#### Material provided

▼▼▼

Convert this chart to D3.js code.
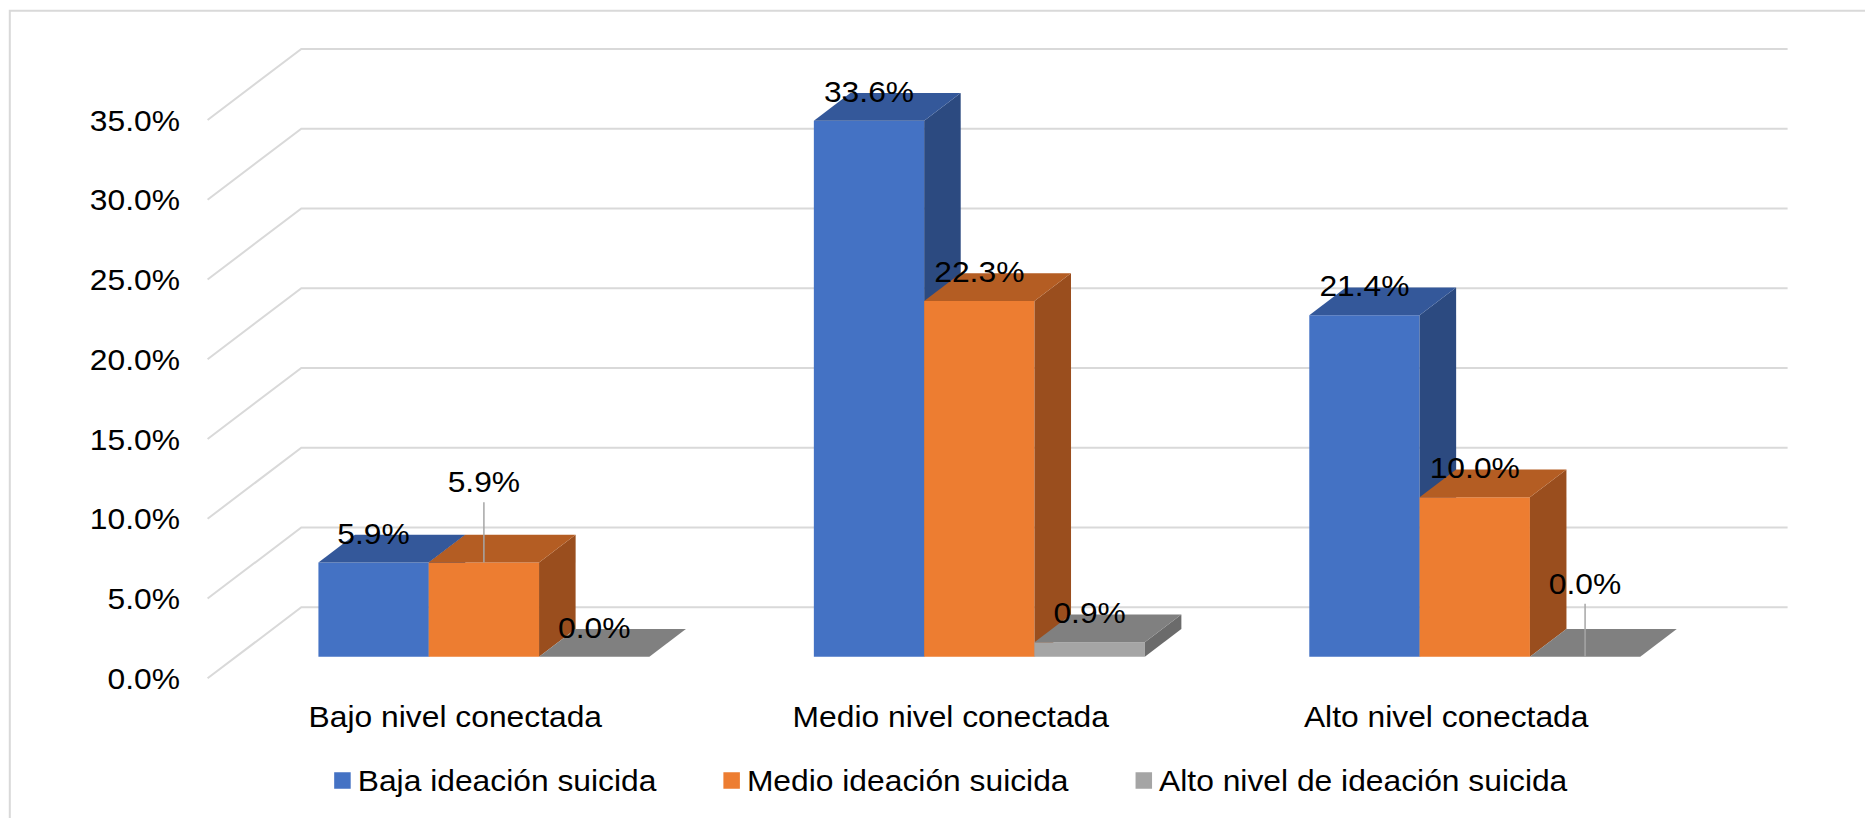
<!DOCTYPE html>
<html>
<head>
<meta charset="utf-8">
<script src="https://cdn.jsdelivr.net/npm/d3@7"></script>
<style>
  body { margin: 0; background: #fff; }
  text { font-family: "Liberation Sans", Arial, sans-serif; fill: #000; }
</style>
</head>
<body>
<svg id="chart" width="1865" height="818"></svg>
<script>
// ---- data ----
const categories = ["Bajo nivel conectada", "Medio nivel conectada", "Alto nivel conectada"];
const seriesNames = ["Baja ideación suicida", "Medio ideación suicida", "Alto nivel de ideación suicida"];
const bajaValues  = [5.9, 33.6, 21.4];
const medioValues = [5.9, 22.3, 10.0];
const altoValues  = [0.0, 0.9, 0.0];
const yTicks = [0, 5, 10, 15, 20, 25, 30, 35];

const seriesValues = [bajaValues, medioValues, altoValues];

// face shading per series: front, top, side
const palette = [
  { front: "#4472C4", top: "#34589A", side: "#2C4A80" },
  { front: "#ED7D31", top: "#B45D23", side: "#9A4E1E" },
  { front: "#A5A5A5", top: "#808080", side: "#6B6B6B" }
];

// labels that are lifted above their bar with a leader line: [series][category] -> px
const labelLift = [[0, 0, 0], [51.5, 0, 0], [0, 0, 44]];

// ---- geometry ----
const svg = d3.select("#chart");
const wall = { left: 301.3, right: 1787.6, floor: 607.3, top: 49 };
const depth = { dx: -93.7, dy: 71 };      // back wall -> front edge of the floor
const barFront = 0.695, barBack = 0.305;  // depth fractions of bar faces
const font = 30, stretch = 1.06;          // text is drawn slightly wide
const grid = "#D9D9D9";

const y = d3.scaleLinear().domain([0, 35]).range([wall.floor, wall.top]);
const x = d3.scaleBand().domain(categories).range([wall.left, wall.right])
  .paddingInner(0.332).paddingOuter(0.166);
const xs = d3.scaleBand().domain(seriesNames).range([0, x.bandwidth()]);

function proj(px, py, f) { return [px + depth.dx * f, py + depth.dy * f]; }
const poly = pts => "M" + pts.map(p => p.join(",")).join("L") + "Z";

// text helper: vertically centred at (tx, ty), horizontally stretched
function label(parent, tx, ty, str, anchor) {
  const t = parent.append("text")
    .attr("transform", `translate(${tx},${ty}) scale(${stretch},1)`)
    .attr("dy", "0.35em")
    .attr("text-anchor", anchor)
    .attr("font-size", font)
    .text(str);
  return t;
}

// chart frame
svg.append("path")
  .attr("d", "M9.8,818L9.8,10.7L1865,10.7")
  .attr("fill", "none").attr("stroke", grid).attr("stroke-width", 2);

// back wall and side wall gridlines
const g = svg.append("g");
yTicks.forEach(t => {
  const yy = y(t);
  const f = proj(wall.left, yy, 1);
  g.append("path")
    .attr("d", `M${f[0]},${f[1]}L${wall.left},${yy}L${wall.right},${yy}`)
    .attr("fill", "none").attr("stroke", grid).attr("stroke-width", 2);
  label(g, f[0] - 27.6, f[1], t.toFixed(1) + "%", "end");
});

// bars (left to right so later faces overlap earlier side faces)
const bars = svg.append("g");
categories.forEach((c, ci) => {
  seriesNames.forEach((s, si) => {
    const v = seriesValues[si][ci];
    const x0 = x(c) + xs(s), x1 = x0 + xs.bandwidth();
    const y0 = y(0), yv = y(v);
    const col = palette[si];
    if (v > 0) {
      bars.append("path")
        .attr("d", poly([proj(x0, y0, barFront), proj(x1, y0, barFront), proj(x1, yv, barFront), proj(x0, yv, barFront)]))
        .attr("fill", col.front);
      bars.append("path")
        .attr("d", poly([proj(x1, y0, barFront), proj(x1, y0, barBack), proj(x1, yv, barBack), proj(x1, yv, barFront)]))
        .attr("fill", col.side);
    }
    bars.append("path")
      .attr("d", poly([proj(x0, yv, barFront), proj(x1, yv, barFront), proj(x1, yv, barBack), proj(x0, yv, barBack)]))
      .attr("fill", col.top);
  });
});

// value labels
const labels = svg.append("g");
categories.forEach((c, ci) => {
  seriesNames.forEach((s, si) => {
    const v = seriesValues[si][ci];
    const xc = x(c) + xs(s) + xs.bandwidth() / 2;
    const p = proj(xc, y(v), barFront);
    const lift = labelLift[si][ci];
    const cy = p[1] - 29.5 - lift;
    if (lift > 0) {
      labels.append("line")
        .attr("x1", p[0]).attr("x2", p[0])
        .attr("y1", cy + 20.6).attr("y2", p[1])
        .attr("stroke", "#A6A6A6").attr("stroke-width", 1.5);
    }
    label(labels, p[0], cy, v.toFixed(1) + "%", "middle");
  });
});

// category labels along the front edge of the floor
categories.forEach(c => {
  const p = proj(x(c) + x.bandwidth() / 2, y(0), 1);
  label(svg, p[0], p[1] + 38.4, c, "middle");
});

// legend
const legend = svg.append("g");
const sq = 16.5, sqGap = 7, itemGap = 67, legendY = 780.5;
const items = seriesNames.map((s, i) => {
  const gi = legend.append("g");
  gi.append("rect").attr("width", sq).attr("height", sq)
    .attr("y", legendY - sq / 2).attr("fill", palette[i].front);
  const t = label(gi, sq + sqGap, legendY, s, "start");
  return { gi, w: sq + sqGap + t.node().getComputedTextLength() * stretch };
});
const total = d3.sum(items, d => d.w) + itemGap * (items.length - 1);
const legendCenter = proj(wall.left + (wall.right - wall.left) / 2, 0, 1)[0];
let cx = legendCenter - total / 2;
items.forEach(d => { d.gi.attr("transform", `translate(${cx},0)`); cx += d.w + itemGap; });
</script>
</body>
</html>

▲▲▲

Print, exactly as written, the lines above from the first one to the one containing "0], [0, 0, 44]];". Leave out pictures.

Convert this chart to D3.js code.
<!DOCTYPE html>
<html>
<head>
<meta charset="utf-8">
<script src="https://cdn.jsdelivr.net/npm/d3@7"></script>
<style>
  body { margin: 0; background: #fff; }
  text { font-family: "Liberation Sans", Arial, sans-serif; fill: #000; }
</style>
</head>
<body>
<svg id="chart" width="1865" height="818"></svg>
<script>
// ---- data ----
const categories = ["Bajo nivel conectada", "Medio nivel conectada", "Alto nivel conectada"];
const seriesNames = ["Baja ideación suicida", "Medio ideación suicida", "Alto nivel de ideación suicida"];
const bajaValues  = [5.9, 33.6, 21.4];
const medioValues = [5.9, 22.3, 10.0];
const altoValues  = [0.0, 0.9, 0.0];
const yTicks = [0, 5, 10, 15, 20, 25, 30, 35];

const seriesValues = [bajaValues, medioValues, altoValues];

// face shading per series: front, top, side
const palette = [
  { front: "#4472C4", top: "#34589A", side: "#2C4A80" },
  { front: "#ED7D31", top: "#B45D23", side: "#9A4E1E" },
  { front: "#A5A5A5", top: "#808080", side: "#6B6B6B" }
];

// labels that are lifted above their bar with a leader line: [series][category] -> px
const labelLift = [[0, 0, 0], [51.5, 0, 0], [0, 0, 44]];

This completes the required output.